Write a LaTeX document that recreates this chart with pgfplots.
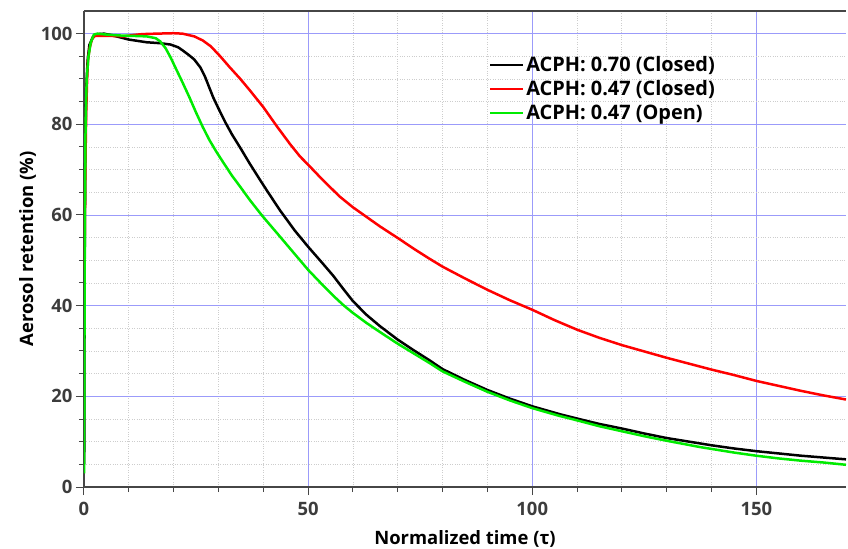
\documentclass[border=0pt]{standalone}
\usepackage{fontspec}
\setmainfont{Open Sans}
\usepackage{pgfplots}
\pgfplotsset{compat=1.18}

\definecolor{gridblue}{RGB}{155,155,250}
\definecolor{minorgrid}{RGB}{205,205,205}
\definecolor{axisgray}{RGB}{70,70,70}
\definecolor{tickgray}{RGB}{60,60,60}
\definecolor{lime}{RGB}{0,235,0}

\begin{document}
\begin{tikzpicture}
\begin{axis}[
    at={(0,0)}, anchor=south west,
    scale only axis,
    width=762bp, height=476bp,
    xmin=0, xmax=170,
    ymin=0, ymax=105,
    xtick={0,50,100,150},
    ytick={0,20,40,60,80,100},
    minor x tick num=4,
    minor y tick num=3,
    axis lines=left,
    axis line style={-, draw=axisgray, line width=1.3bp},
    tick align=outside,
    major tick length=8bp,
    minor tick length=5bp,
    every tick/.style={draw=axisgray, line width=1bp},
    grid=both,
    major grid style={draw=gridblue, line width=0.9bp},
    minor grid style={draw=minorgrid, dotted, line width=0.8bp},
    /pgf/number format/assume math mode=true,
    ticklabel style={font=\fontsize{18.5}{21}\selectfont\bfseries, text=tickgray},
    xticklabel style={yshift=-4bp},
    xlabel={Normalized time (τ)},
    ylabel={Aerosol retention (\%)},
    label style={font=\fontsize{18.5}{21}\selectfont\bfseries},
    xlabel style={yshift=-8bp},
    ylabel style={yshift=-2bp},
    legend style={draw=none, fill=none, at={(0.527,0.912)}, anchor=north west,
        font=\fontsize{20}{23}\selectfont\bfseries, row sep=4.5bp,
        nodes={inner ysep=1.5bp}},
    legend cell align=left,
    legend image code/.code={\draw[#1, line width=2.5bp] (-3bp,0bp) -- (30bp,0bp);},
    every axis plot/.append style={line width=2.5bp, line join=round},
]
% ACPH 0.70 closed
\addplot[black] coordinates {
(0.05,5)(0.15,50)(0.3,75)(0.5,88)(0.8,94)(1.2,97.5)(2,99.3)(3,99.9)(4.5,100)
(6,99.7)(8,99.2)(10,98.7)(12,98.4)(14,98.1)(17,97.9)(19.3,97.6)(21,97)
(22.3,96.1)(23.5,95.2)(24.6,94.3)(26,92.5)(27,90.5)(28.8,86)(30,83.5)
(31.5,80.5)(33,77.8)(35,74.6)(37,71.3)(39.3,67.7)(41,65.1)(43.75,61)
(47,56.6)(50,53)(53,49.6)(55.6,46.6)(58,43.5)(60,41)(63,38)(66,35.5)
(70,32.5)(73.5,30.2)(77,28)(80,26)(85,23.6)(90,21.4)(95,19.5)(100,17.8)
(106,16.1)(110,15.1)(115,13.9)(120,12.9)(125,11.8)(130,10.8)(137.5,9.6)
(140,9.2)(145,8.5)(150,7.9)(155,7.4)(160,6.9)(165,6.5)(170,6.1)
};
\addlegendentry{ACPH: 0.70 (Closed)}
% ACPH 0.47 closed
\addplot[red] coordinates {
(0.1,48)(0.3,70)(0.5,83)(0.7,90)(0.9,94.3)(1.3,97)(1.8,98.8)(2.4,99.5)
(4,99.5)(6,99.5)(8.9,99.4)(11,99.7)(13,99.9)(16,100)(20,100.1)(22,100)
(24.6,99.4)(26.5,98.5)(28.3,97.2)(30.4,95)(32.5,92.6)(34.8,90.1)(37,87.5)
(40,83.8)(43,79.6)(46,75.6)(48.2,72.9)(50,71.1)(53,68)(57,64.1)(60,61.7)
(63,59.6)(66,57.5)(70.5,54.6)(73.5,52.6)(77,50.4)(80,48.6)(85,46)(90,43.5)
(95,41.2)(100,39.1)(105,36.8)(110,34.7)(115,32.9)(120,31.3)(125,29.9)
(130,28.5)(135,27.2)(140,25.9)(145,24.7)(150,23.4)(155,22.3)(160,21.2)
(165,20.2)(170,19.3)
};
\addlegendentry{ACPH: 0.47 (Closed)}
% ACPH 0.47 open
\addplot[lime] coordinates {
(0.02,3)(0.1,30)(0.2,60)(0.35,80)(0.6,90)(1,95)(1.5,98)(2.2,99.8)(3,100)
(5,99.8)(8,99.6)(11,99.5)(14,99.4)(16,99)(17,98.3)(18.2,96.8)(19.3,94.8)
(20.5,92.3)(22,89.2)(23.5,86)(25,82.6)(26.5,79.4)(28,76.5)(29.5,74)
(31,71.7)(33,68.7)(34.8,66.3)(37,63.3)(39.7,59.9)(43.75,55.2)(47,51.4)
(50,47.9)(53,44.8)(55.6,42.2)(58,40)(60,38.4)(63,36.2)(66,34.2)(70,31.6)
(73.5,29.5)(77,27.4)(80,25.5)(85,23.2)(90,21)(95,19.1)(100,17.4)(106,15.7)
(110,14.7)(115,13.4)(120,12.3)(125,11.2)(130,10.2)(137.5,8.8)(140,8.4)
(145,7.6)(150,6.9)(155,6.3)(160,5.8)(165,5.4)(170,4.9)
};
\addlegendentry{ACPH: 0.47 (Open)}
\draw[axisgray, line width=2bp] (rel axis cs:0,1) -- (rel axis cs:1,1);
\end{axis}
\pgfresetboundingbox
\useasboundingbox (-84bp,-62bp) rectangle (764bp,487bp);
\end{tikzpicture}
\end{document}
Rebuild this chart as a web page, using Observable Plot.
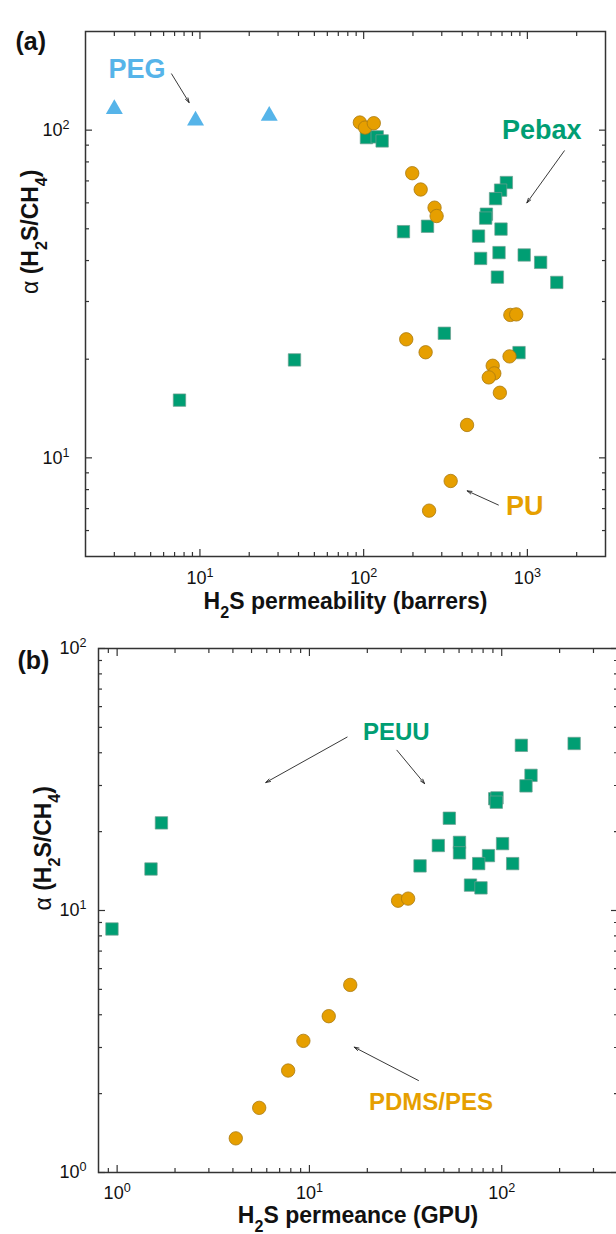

________________

Transcribe all the records above word for word, without their images.

Write a LaTeX document that recreates this chart with pgfplots.
\documentclass[border=0pt]{standalone}
\usepackage{fontspec}
\setmainfont{Open Sans}
\usepackage{pgfplots}
\pgfplotsset{compat=1.18}

\definecolor{gridblue}{RGB}{155,155,250}
\definecolor{minorgrid}{RGB}{205,205,205}
\definecolor{axisgray}{RGB}{70,70,70}
\definecolor{tickgray}{RGB}{60,60,60}
\definecolor{lime}{RGB}{0,235,0}

\begin{document}
\begin{tikzpicture}
\begin{axis}[
    at={(0,0)}, anchor=south west,
    scale only axis,
    width=762bp, height=476bp,
    xmin=0, xmax=170,
    ymin=0, ymax=105,
    xtick={0,50,100,150},
    ytick={0,20,40,60,80,100},
    minor x tick num=4,
    minor y tick num=3,
    axis lines=left,
    axis line style={-, draw=axisgray, line width=1.3bp},
    tick align=outside,
    major tick length=8bp,
    minor tick length=5bp,
    every tick/.style={draw=axisgray, line width=1bp},
    grid=both,
    major grid style={draw=gridblue, line width=0.9bp},
    minor grid style={draw=minorgrid, dotted, line width=0.8bp},
    /pgf/number format/assume math mode=true,
    ticklabel style={font=\fontsize{18.5}{21}\selectfont\bfseries, text=tickgray},
    xticklabel style={yshift=-4bp},
    xlabel={Normalized time (τ)},
    ylabel={Aerosol retention (\%)},
    label style={font=\fontsize{18.5}{21}\selectfont\bfseries},
    xlabel style={yshift=-8bp},
    ylabel style={yshift=-2bp},
    legend style={draw=none, fill=none, at={(0.527,0.912)}, anchor=north west,
        font=\fontsize{20}{23}\selectfont\bfseries, row sep=4.5bp,
        nodes={inner ysep=1.5bp}},
    legend cell align=left,
    legend image code/.code={\draw[#1, line width=2.5bp] (-3bp,0bp) -- (30bp,0bp);},
    every axis plot/.append style={line width=2.5bp, line join=round},
]
% ACPH 0.70 closed
\addplot[black] coordinates {
(0.05,5)(0.15,50)(0.3,75)(0.5,88)(0.8,94)(1.2,97.5)(2,99.3)(3,99.9)(4.5,100)
(6,99.7)(8,99.2)(10,98.7)(12,98.4)(14,98.1)(17,97.9)(19.3,97.6)(21,97)
(22.3,96.1)(23.5,95.2)(24.6,94.3)(26,92.5)(27,90.5)(28.8,86)(30,83.5)
(31.5,80.5)(33,77.8)(35,74.6)(37,71.3)(39.3,67.7)(41,65.1)(43.75,61)
(47,56.6)(50,53)(53,49.6)(55.6,46.6)(58,43.5)(60,41)(63,38)(66,35.5)
(70,32.5)(73.5,30.2)(77,28)(80,26)(85,23.6)(90,21.4)(95,19.5)(100,17.8)
(106,16.1)(110,15.1)(115,13.9)(120,12.9)(125,11.8)(130,10.8)(137.5,9.6)
(140,9.2)(145,8.5)(150,7.9)(155,7.4)(160,6.9)(165,6.5)(170,6.1)
};
\addlegendentry{ACPH: 0.70 (Closed)}
% ACPH 0.47 closed
\addplot[red] coordinates {
(0.1,48)(0.3,70)(0.5,83)(0.7,90)(0.9,94.3)(1.3,97)(1.8,98.8)(2.4,99.5)
(4,99.5)(6,99.5)(8.9,99.4)(11,99.7)(13,99.9)(16,100)(20,100.1)(22,100)
(24.6,99.4)(26.5,98.5)(28.3,97.2)(30.4,95)(32.5,92.6)(34.8,90.1)(37,87.5)
(40,83.8)(43,79.6)(46,75.6)(48.2,72.9)(50,71.1)(53,68)(57,64.1)(60,61.7)
(63,59.6)(66,57.5)(70.5,54.6)(73.5,52.6)(77,50.4)(80,48.6)(85,46)(90,43.5)
(95,41.2)(100,39.1)(105,36.8)(110,34.7)(115,32.9)(120,31.3)(125,29.9)
(130,28.5)(135,27.2)(140,25.9)(145,24.7)(150,23.4)(155,22.3)(160,21.2)
(165,20.2)(170,19.3)
};
\addlegendentry{ACPH: 0.47 (Closed)}
% ACPH 0.47 open
\addplot[lime] coordinates {
(0.02,3)(0.1,30)(0.2,60)(0.35,80)(0.6,90)(1,95)(1.5,98)(2.2,99.8)(3,100)
(5,99.8)(8,99.6)(11,99.5)(14,99.4)(16,99)(17,98.3)(18.2,96.8)(19.3,94.8)
(20.5,92.3)(22,89.2)(23.5,86)(25,82.6)(26.5,79.4)(28,76.5)(29.5,74)
(31,71.7)(33,68.7)(34.8,66.3)(37,63.3)(39.7,59.9)(43.75,55.2)(47,51.4)
(50,47.9)(53,44.8)(55.6,42.2)(58,40)(60,38.4)(63,36.2)(66,34.2)(70,31.6)
(73.5,29.5)(77,27.4)(80,25.5)(85,23.2)(90,21)(95,19.1)(100,17.4)(106,15.7)
(110,14.7)(115,13.4)(120,12.3)(125,11.2)(130,10.2)(137.5,8.8)(140,8.4)
(145,7.6)(150,6.9)(155,6.3)(160,5.8)(165,5.4)(170,4.9)
};
\addlegendentry{ACPH: 0.47 (Open)}
\draw[axisgray, line width=2bp] (rel axis cs:0,1) -- (rel axis cs:1,1);
\end{axis}
\pgfresetboundingbox
\useasboundingbox (-84bp,-62bp) rectangle (764bp,487bp);
\end{tikzpicture}
\end{document}
Rebuild this chart as a web page, using Observable Plot.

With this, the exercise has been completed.